Return only the number of lines in the entries below that hold the word "this".

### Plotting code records
+++
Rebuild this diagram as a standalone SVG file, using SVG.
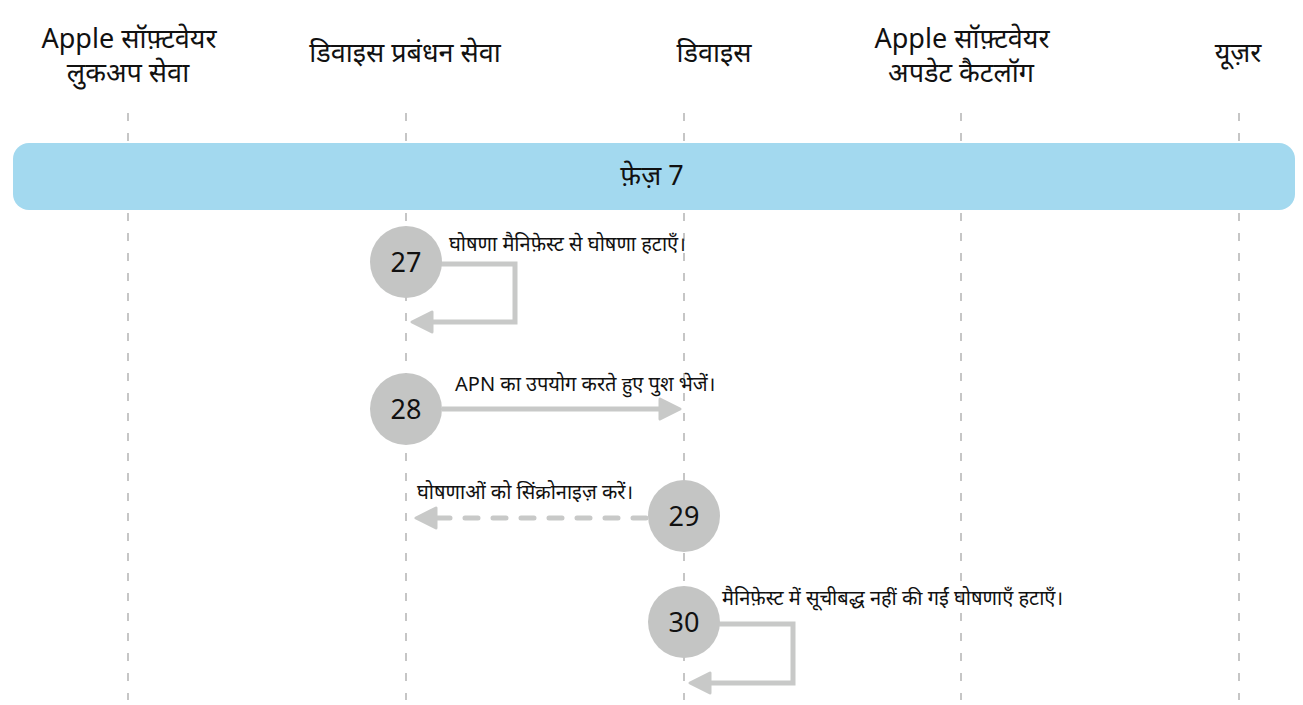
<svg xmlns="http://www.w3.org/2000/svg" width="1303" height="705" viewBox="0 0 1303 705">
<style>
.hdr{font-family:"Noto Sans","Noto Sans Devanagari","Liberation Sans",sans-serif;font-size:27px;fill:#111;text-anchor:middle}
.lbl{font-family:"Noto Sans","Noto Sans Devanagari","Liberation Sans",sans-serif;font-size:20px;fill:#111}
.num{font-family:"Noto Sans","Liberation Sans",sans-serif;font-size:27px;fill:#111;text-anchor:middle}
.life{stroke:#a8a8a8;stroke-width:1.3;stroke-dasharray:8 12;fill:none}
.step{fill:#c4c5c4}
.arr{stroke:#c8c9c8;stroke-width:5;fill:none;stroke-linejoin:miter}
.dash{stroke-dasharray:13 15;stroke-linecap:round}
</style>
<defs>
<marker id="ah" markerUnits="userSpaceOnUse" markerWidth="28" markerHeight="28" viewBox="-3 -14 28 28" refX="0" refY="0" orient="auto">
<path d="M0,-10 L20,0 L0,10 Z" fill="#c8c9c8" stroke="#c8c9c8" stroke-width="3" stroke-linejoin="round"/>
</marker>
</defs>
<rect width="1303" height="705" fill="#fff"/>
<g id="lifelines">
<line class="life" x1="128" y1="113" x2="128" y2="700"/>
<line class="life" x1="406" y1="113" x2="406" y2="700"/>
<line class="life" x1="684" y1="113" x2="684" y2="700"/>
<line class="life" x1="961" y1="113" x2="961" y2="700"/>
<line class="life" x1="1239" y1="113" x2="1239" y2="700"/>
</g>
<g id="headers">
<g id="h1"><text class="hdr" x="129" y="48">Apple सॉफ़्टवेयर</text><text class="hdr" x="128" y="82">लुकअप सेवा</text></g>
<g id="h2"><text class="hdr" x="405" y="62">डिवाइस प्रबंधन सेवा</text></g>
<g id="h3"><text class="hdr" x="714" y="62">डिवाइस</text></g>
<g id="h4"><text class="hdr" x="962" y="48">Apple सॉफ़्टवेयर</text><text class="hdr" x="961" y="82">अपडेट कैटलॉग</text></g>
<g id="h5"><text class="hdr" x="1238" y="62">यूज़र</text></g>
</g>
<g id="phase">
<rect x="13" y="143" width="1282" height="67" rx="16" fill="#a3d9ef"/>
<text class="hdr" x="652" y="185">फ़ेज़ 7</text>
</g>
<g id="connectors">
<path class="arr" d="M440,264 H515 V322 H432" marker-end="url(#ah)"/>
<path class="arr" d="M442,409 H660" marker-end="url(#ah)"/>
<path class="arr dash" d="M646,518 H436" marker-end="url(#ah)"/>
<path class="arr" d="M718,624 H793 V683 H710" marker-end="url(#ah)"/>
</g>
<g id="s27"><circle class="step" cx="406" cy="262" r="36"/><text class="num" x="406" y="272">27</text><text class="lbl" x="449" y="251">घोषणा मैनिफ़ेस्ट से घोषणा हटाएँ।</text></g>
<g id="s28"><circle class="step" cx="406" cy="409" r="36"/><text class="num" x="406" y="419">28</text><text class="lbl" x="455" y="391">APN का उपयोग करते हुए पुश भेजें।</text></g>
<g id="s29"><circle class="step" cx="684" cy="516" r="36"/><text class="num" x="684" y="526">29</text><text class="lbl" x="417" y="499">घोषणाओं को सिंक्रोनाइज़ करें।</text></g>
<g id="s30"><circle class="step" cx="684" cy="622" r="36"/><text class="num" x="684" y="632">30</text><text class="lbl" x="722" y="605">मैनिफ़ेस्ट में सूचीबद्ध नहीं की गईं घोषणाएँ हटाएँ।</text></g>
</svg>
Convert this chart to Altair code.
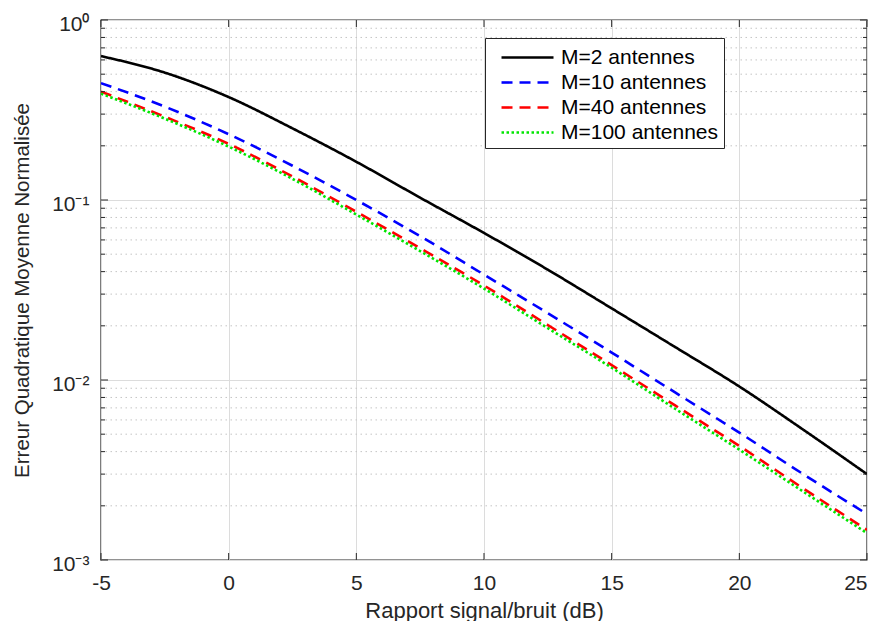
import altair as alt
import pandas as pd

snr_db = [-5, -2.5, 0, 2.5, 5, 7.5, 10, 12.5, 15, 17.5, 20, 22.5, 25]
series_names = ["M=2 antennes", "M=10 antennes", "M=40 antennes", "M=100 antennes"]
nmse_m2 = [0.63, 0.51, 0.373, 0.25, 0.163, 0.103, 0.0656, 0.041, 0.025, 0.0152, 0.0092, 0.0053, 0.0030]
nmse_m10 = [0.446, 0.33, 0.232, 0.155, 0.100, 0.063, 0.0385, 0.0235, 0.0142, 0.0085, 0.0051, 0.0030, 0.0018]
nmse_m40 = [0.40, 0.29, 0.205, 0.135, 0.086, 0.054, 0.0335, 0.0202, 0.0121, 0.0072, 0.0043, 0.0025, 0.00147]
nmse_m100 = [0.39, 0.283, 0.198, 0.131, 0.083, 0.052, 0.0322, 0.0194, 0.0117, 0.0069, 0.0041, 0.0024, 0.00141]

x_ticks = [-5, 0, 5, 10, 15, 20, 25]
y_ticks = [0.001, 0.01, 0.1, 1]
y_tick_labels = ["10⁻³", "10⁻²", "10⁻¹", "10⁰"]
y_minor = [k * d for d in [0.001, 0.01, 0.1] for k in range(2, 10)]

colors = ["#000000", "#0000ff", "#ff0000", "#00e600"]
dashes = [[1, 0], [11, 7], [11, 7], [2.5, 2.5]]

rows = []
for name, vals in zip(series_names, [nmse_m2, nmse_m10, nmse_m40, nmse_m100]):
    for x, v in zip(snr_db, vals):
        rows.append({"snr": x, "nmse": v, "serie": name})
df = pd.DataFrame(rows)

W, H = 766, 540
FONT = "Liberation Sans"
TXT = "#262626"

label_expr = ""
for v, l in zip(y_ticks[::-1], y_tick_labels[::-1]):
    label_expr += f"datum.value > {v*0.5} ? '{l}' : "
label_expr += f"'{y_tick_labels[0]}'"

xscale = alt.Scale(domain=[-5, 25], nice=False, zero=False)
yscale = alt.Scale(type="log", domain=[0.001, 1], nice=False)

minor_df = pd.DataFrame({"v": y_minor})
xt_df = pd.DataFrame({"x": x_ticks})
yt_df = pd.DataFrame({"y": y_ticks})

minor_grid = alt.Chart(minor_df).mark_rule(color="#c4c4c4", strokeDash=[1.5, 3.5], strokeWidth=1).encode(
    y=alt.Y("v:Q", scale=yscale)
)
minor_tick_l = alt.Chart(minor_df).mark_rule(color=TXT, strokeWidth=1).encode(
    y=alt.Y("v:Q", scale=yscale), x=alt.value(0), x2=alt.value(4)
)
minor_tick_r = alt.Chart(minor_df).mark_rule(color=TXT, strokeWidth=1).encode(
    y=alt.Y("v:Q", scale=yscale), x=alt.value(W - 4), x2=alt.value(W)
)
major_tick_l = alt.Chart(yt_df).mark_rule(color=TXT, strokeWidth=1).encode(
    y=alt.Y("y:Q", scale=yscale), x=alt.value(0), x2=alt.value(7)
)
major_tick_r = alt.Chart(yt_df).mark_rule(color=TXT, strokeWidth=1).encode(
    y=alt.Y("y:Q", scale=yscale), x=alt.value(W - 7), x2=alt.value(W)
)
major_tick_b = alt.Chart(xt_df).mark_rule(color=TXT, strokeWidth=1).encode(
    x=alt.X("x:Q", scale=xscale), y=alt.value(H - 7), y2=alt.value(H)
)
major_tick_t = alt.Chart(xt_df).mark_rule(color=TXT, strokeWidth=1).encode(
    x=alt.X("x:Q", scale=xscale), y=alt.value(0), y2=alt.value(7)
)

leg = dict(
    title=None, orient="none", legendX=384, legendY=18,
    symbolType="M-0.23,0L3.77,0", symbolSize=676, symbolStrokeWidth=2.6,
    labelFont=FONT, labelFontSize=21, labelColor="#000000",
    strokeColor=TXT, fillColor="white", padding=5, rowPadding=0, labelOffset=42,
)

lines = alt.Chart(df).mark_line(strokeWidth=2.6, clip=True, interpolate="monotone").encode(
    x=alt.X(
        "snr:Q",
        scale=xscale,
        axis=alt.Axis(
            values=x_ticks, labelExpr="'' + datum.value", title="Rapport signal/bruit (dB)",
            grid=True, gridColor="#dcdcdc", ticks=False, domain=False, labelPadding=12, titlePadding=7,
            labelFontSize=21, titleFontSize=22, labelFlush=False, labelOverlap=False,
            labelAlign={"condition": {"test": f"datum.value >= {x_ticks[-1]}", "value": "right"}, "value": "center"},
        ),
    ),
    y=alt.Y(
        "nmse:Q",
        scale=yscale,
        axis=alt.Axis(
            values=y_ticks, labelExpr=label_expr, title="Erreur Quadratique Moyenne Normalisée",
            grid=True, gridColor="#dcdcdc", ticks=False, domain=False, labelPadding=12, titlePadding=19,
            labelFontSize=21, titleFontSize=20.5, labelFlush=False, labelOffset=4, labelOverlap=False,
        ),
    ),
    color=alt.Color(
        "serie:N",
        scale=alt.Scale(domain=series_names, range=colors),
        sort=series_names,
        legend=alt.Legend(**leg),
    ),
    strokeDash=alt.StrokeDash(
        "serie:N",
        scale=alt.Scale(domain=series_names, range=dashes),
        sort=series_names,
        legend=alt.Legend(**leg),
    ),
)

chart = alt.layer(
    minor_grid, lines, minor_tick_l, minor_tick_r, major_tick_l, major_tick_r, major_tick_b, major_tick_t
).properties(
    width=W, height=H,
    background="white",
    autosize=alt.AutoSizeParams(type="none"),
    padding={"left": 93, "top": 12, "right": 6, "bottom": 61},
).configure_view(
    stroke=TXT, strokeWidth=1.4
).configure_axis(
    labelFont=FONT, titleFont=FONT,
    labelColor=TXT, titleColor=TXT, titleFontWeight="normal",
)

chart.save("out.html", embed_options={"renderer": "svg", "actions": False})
+++
### Output below
2